Updated 18 Aug, 2022 12:41pm

The fall guy

WITH one camp in the PML-N repeatedly undermining the party’s own government, it is no wonder that economic and political stability has been so hard to come by.

Maryam Nawaz’s public distancing from Finance Minister Miftah Ismail over the recent fuel price hike, and her assertion that her father had stormed out of a meeting in which it was discussed, were quite uncalled for. They only opened the door for the PML-N’s allies and sympathisers to also throw their punches at the beleaguered finance minister, leaving him scrambling to provide justifications.

Mr Ismail has a thankless job, but it need not be so humiliating. He cannot be faulted for exercising fiscal restraint when the IMF is breathing down his neck to see how responsibly the government behaves with public funds.

Read: Pakistan needs to ‘do more’ for double IMF payout

Mr Ismail has explained that the price increase was only to cover pricing differentials in fuel sold over the past fortnight. Under the new pricing mechanism, any fall in international oil prices will eventually trickle down to end consumers — if not in the current cycle, then in the next.

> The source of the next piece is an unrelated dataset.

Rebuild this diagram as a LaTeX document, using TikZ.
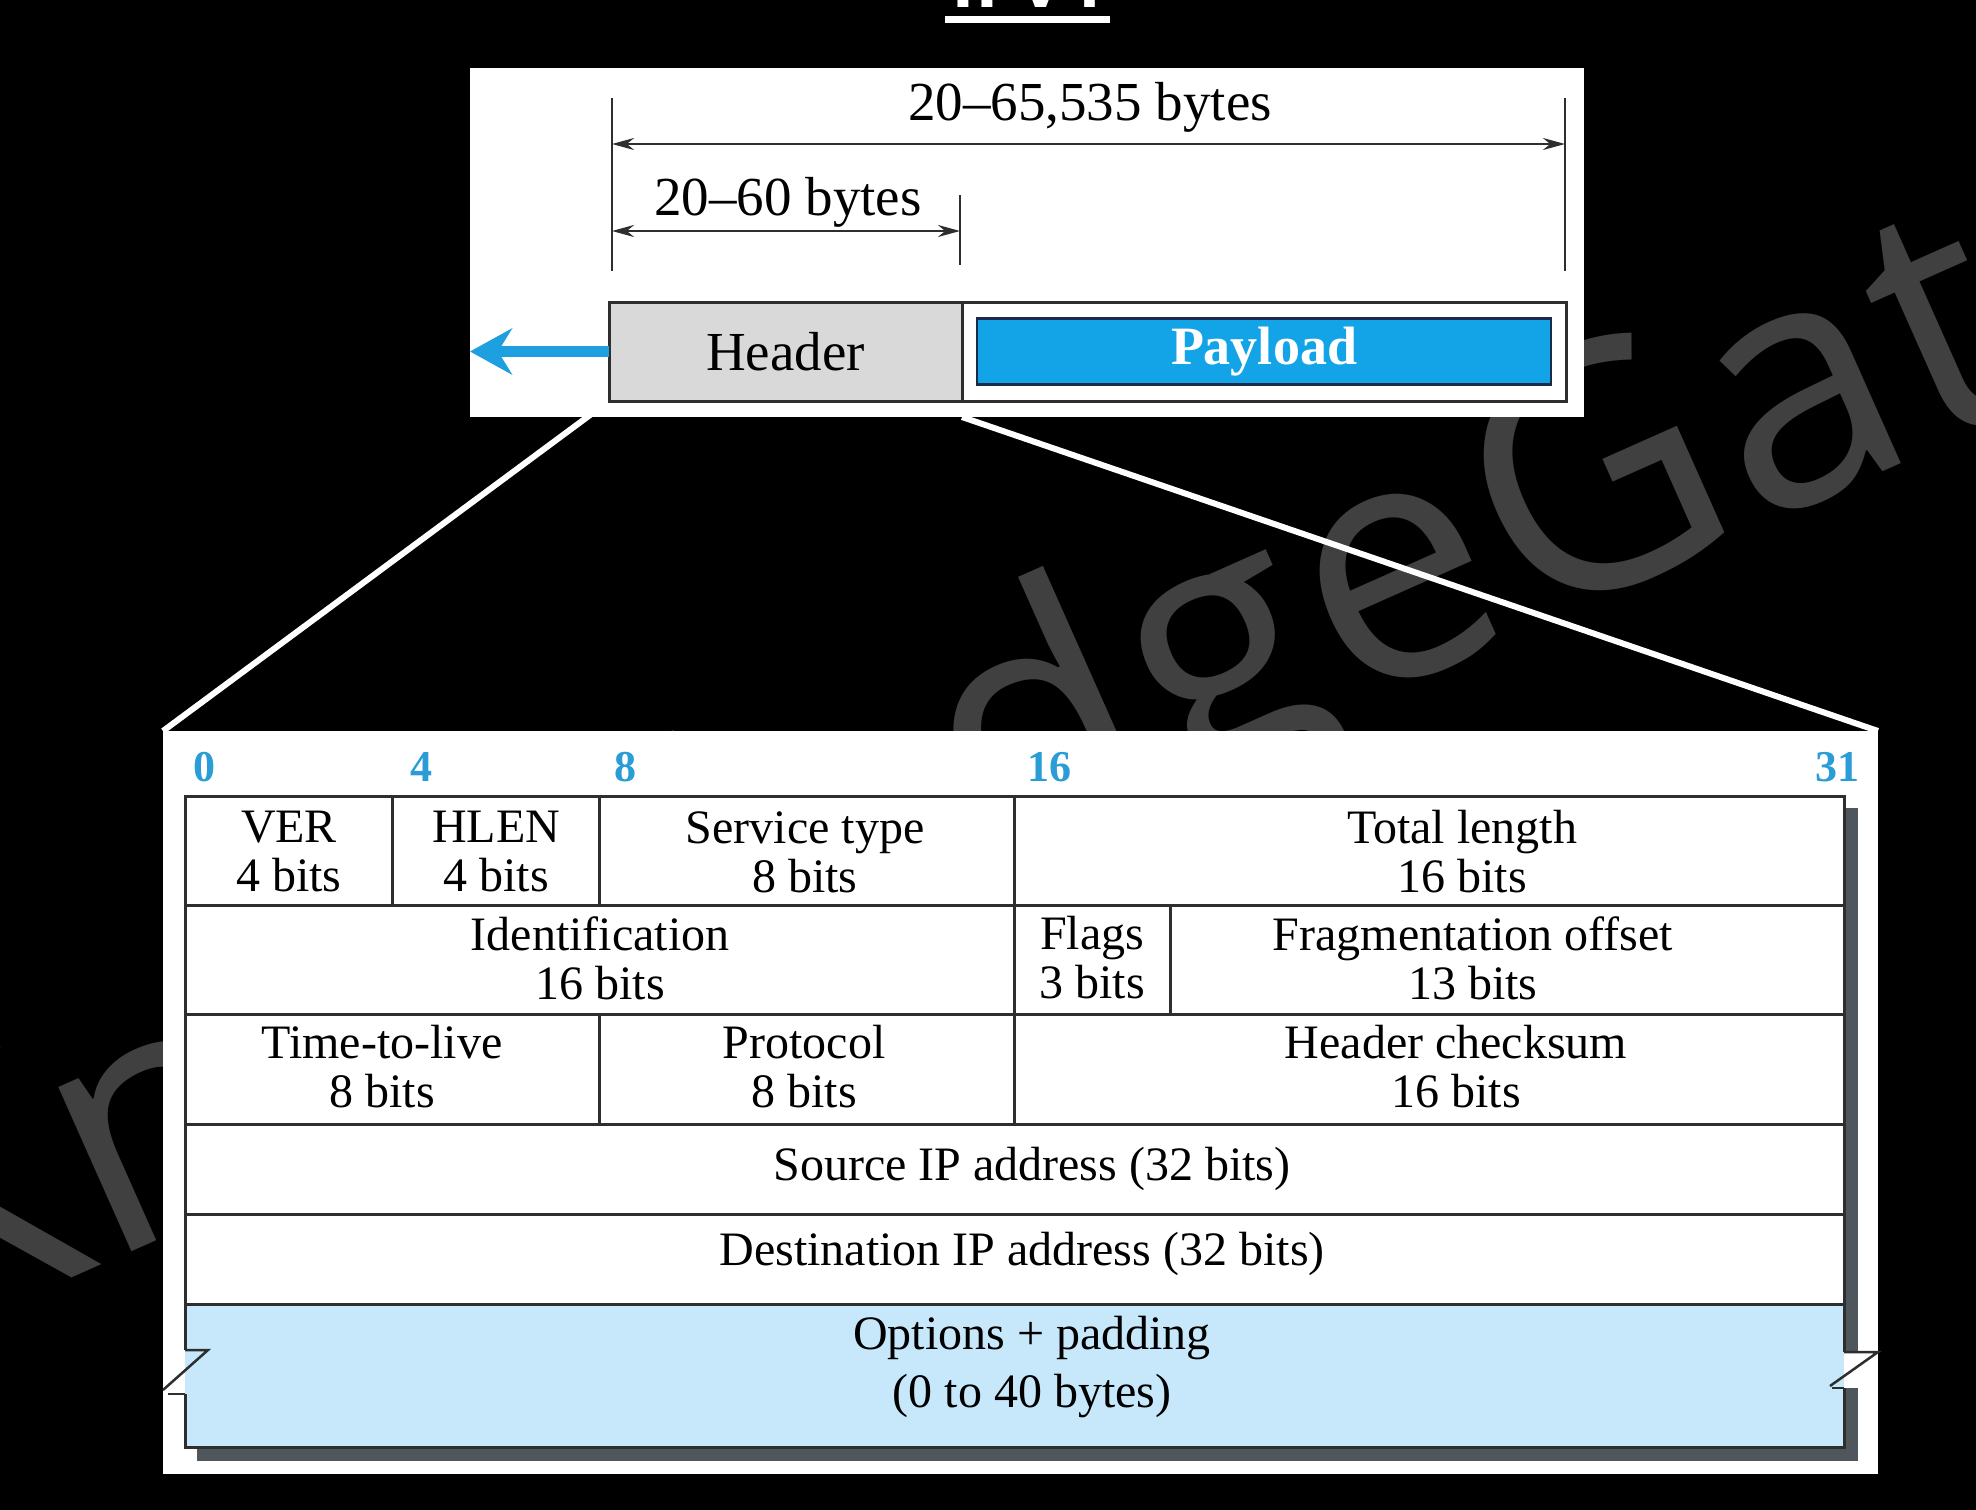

Over the past few months, as politicians across the aisle bickered and fought, Mr Ismail was clear about how he planned to clean the Augean stables of our economy. One may disagree with the path he chose, but it is difficult to criticise his commitment to the Herculean task.

Read: Two choices before government

It is unfortunate, then, that his main opposition has come not from the PTI but from a camp within his own party that remains beholden to the ideas of former finance minister Ishaq Dar.

It seems that Mr Dar has the ear of party supremo Nawaz Sharif and that he has been filling it with some troubling opinions about how the economy really ought to be managed. The Nawaz camp’s hostility towards Mr Ismail also seems to flow from Mr Dar’s well-known contempt for his younger counterpart.

Mr Dar, himself widely criticised as the architect of Pakistan’s present-day crises, seems to have had it in for Mr Ismail ever since the latter was first called in towards the end of the last PML-N regime to clean up the damage done by Mr Dar’s exchange rate policies.

Read: The Dar-shaped curve

If the government’s ship had already been looking lost at sea, it now also seems to be facing a mutiny from within. Its main opposition, the PTI, must be ecstatic. It does not make sense why the ruling parties are acting like their own worst enemies.

With stability slowly returning to the economy and domestic capital markets starting to show some signs of calm, this should have been a time to keep focus and remain steady, not to go public with a schism in their ranks. The follies keep adding up, eroding any faith left in this government. One wonders whether any maturity will be forthcoming.